Tuesday, May 5, 2015

Missing Grace


It’s so convenient for us, isn’t it, to stand for love in a way that lets us off the hook of having to deal with truth?  We distance ourselves from the more difficult conversations because of the sharp edges that truth often bears.   I’m not talking about meanness here; truth doesn’t have to wield its sword in a decapitating manner and seek to increase the damage.  It’s just that Christians too often don’t seen to know how to deal with truth (unless it is the cake and icing variety), because it doesn’t seem to match with the expectation we have of what we think love sounds like.  The problem with that is that the Bible tells us that Jesus was the glory of the only begotten of the father, full of grace and truth.  (John 1:14)  And the thing about grace is that it can’t be present without truth.  Grace cannot even exist when the truth has not been acknowledged.  

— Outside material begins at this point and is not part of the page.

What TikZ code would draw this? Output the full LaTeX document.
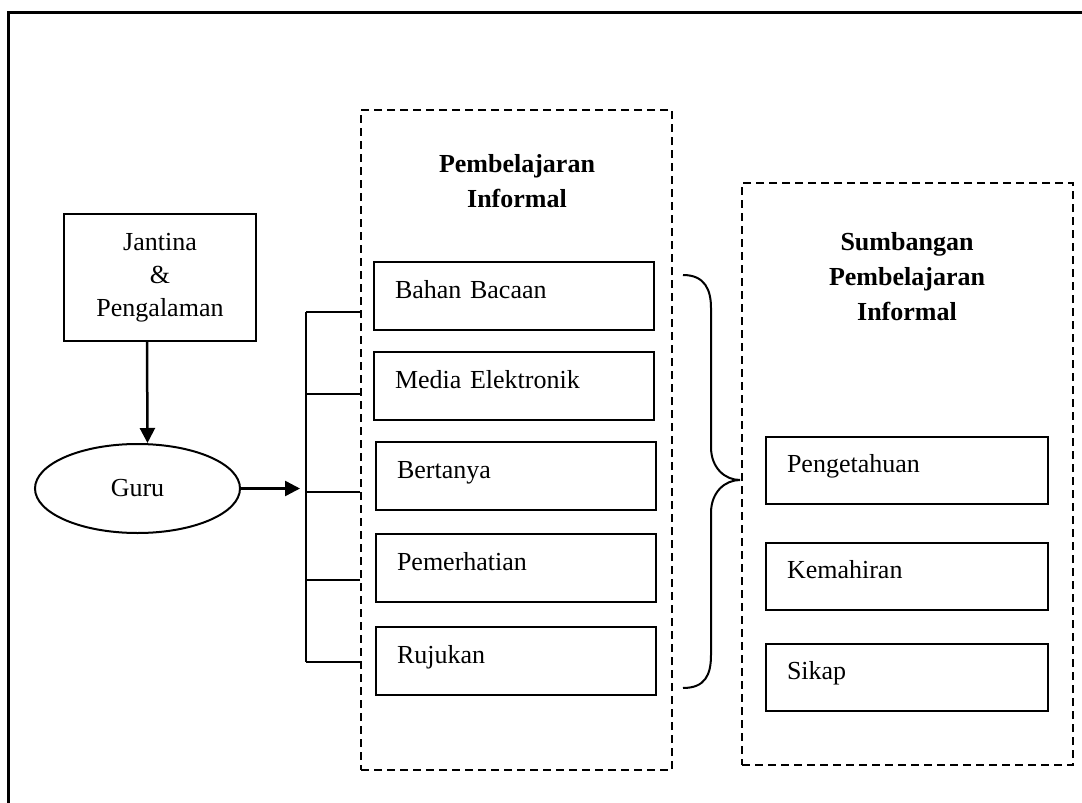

I mentioned here the other day the siblings of Love, so let’s talk a little more about this sister of hers called Grace.  She is a beautiful but undeniably strong part of the family.  She and Truth came as twins, and though Truth is her brother and the more outwardly muscular, Grace has a power that is huge and never shows up where Truth isn’t already standing strong.  They do their best work together.

Grace cannot be somewhere unless Truth has been recognized.  Grace has no purpose if there has been no wrongdoing.  Grace has no role unless some other response would be rightly just.  She cannot function if there is no identification of a problem, because her presence MEANS that there has been a wrong and someone is now offered a good they haven’t deserved.

Do you want Grace to live where you are?  Then be sure that Truth is present there.  She cannot come first.  She has no reason to show up if Truth hasn’t been a guest  already welcomed there.  But ask him in and she will be right on his heels.  She loves to come in to an atmosphere and drape her beautiful work over what could have looked like a staunch courtroom trial. 

We miss out on so much grace by avoiding truth.  We miss the golden edged opportunities for something exquisite to be grafted into the reality of who we are.  We miss the song of heaven if we try to hide our sin behind the leaves of the tree of denial. 

The cross was the full evidence of the truth of our condition.  That was me that killed God.  My sin.  My darkness.  And there He was, hanging the invitation of grace out to me if I would take my own blood onto my hands for just a minute to receive His gift and be washed.

Grace and Truth create an elegant harmony.  They sing a song more beautiful than any other the world has heard.  And when that song begins, we find that Love has arrived in full.